--- Record set ---
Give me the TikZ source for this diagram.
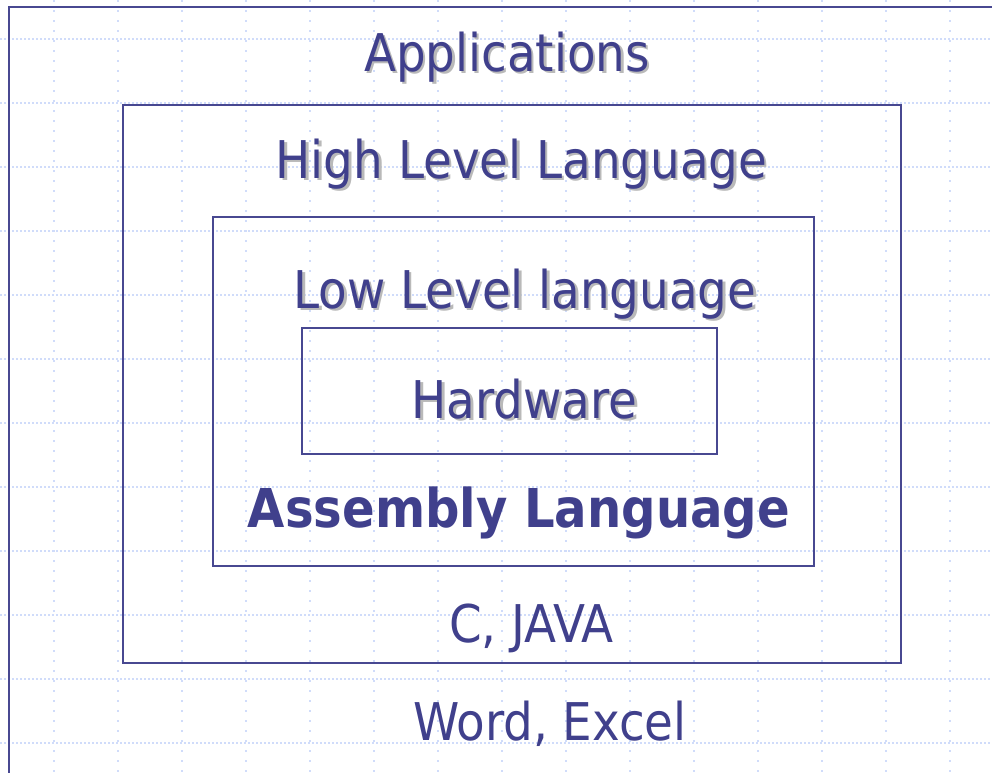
\documentclass[tikz,border=0pt]{standalone}
\usepackage{fontspec}
\setmainfont{DejaVu Sans Condensed}
\definecolor{ink}{RGB}{64,64,140}
\definecolor{boxline}{RGB}{72,72,145}
\definecolor{gridblue}{RGB}{208,220,250}
\definecolor{shadowgray}{RGB}{185,185,185}
\newcommand\dropshadow[1]{\rlap{\kern2.5pt\raisebox{-2.5pt}{\textcolor{shadowgray}{#1}}}#1}
\tikzset{
  layer text/.style={anchor=base, inner sep=0pt, text=ink, font=\fontsize{52}{60}\selectfont},
  layer box/.style={draw=boxline, line width=2pt},
}

\begin{document}
\begin{tikzpicture}[x=1pt, y=-1pt]

  \useasboundingbox (0,0) rectangle (992,772);
  \clip (0,0) rectangle (992,772);

  % dotted grid
  \foreach \y in {39,103,...,743}
    \draw[gridblue, line width=1.3pt, dash pattern=on 2pt off 2pt] (0,\y) -- (992,\y);
  \foreach \x in {54,118,...,950}
    \draw[gridblue, line width=1.3pt, dash pattern=on 2pt off 8pt] (\x,0) -- (\x,772);

  % nested layers
  \draw[layer box] (9,7) rectangle (1010,790);
  \draw[layer box] (123,105) rectangle (901,663);
  \draw[layer box] (213,217) rectangle (814,566);
  \draw[layer box] (302,328) rectangle (717,454);

  % labels
  \node[layer text] (apps) at (507,71) {\dropshadow{Applications}};
  \node[layer text] (high) at (521.5,178) {\dropshadow{High Level Language}};
  \node[layer text] (low) at (525,308) {\dropshadow{Low Level language}};
  \node[layer text] (hw) at (524.5,418) {\dropshadow{Hardware}};

  \node[layer text, font=\fontsize{53.5}{60}\selectfont\bfseries] (asm) at (519,527) {Assembly Language};
  \node[layer text] (cjava) at (531.5,642) {C, JAVA};
  \node[layer text] (office) at (550,740) {Word, Excel};

\end{tikzpicture}
\end{document}
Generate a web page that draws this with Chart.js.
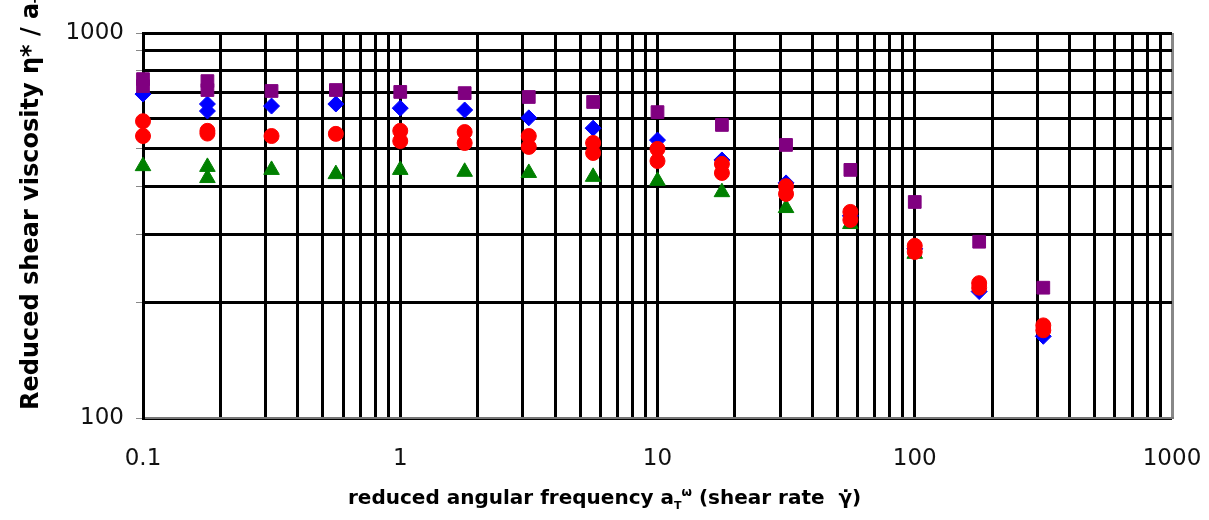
<!DOCTYPE html>
<html>
<head>
<meta charset="utf-8">
<script src="https://cdn.jsdelivr.net/npm/chart.js@4/dist/chart.umd.min.js"></script>
<style>
  html, body { margin: 0; padding: 0; background: #fff; }
  #wrap { width: 1209px; height: 520px; }
</style>
</head>
<body>
<div id="wrap"><canvas id="viscChart"></canvas></div>
<script>
// reduced angular frequency (x) for each measuring point
const freq = [0.1, 0.178, 0.316, 0.562, 1, 1.78, 3.16, 5.62, 10, 17.8, 31.6, 56.2, 100, 178, 316];

// reduced shear viscosity, second list = repeated runs (null where no repeat is visible)
const purpleRun1 = [759, 750, 707, 711, 703, 698, 682, 662, 623, 577, 512, 441, 364, 287, 218];
const purpleRun2 = [728, 711, null, null, null, null, null, null, null, null, null, null, null, null, null];
const blueRun1 = [694, 654, 646, 654, 638, 631, 602, 566, 527, 468, 408, 335, 275, 213, 163];
const blueRun2 = [null, 627, null, null, null, null, null, null, null, null, null, null, null, null, null];
const redRun1 = [590, 557, 540, 547, 557, 553, 540, 518, 500, 457, 400, 343, 280, 224, 174];
const redRun2 = [540, 548, null, null, 524, 518, 506, 488, 465, 433, 382, 327, 270, 218, 169];
const greenRun1 = [451, 449, 441, 430, 441, 436, 433, 423, 413, 386, 351, 319, 267, null, null];
const greenRun2 = [null, 420, null, null, null, null, null, null, null, null, null, null, null, null, null];

// axis ticks
const xDecades = [0.1, 1, 10, 100, 1000];
const yDecades = [100, 1000];
const xLabels = ['0.1', '1', '10', '100', '1000'];
const yLabels = ['100', '1000'];

function toPoints(values) {
    const pts = [];
    values.forEach((v, i) => { if (v !== null) pts.push({ x: freq[i], y: v }); });
    return pts;
}

// 1..9 x each decade, used for the grid
function logGrid(decades) {
    const vals = [];
    for (let d = 0; d < decades.length - 1; d++) {
        for (let m = 1; m < 10; m++) vals.push(+(decades[d] * m).toPrecision(3));
    }
    vals.push(decades[decades.length - 1]);
    return vals;
}

function series(values, color, style, radius, order) {
    return {
        data: toPoints(values),
        pointStyle: style,
        pointRadius: radius,
        pointHoverRadius: radius,
        backgroundColor: color,
        borderColor: color,
        borderWidth: 1,
        showLine: false,
        clip: false,
        order: order
    };
}

// axis titles need sub/superscripts, so they are drawn by hand
function drawRich(c, parts, x, y) {
    let cx = x;
    parts.forEach(p => {
        c.font = 'bold ' + p.size + 'px "DejaVu Sans", sans-serif';
        c.fillText(p.text, cx, y + p.dy);
        cx += c.measureText(p.text).width;
    });
}

const axisTitles = {
    id: 'axisTitles',
    afterDraw(chart) {
        const c = chart.ctx;
        c.save();
        c.fillStyle = '#000';
        c.textBaseline = 'alphabetic';
        c.textAlign = 'left';
        drawRich(c, [
            { text: 'reduced angular frequency a', size: 20, dy: 0 },
            { text: 'T', size: 11, dy: 5 },
            { text: 'ω', size: 12, dy: -8 },
            { text: ' (shear rate  γ̇)', size: 20, dy: 0 }
        ], 348, 504);
        c.translate(38, 410);
        c.rotate(-Math.PI / 2);
        drawRich(c, [
            { text: 'Reduced shear viscosity η* / a', size: 24, dy: 0 },
            { text: 'T', size: 13, dy: 5 }
        ], 0, 0);
        c.restore();
    }
};

const tickFont = { family: '"DejaVu Sans", sans-serif', size: 23 };

const ctx = document.getElementById('viscChart').getContext('2d');
const viscChart = new Chart(ctx, {
    type: 'scatter',
    data: {
        datasets: [
            series(redRun1, '#ff0000', 'circle', 7.5, 1),
            series(redRun2, '#ff0000', 'circle', 7.5, 1),
            series(purpleRun1, '#800080', 'rect', 9, 2),
            series(purpleRun2, '#800080', 'rect', 9, 2),
            series(blueRun1, '#0000ff', 'rectRot', 8, 3),
            series(blueRun2, '#0000ff', 'rectRot', 8, 3),
            series(greenRun1, '#008000', 'triangle', 9, 4),
            series(greenRun2, '#008000', 'triangle', 9, 4)
        ]
    },
    options: {
        responsive: true,
        maintainAspectRatio: false,
        animation: false,
        layout: { padding: { left: 0, right: 37, top: 33, bottom: 0 } },
        plugins: {
            legend: { display: false },
            tooltip: { enabled: false }
        },
        scales: {
            x: {
                type: 'logarithmic',
                min: 0.1,
                max: 1000,
                afterBuildTicks: (scale) => { scale.ticks = logGrid(xDecades).map(v => ({ value: v })); },
                afterFit: (scale) => { scale.height = 102; },
                ticks: {
                    autoSkip: false,
                    maxRotation: 0,
                    padding: 3,
                    color: '#111',
                    font: tickFont,
                    callback: (value) => {
                        const i = xDecades.findIndex(d => Math.abs(d - value) < 1e-9);
                        return i >= 0 ? xLabels[i] : '';
                    }
                },
                grid: {
                    color: (c) => (c.tick && c.tick.value === 1000 ? '#888' : '#000'),
                    lineWidth: 3,
                    drawTicks: true,
                    tickLength: 24,
                    tickColor: 'rgba(0,0,0,0)'
                },
                border: { color: '#777', width: 2 }
            },
            y: {
                type: 'logarithmic',
                min: 100,
                max: 1000,
                afterBuildTicks: (scale) => { scale.ticks = logGrid(yDecades).map(v => ({ value: v })); },
                afterFit: (scale) => { scale.width = 143; },
                ticks: {
                    autoSkip: false,
                    padding: 12,
                    color: '#111',
                    font: tickFont,
                    callback: (value) => {
                        const i = yDecades.findIndex(d => Math.abs(d - value) < 1e-9);
                        return i >= 0 ? yLabels[i] : '';
                    }
                },
                grid: {
                    color: '#000',
                    lineWidth: 3,
                    tickLength: 7,
                    tickColor: '#888',
                    tickWidth: 1
                },
                border: { color: '#000', width: 3 }
            }
        }
    },
    plugins: [axisTitles]
});
</script>
</body>
</html>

--- Objective ---
Search the data above for the word "this", then gather each line in which it appears.

--- Exercise result ---
Give me the TikZ source for this diagram.
Generate a web page that draws this with Chart.js.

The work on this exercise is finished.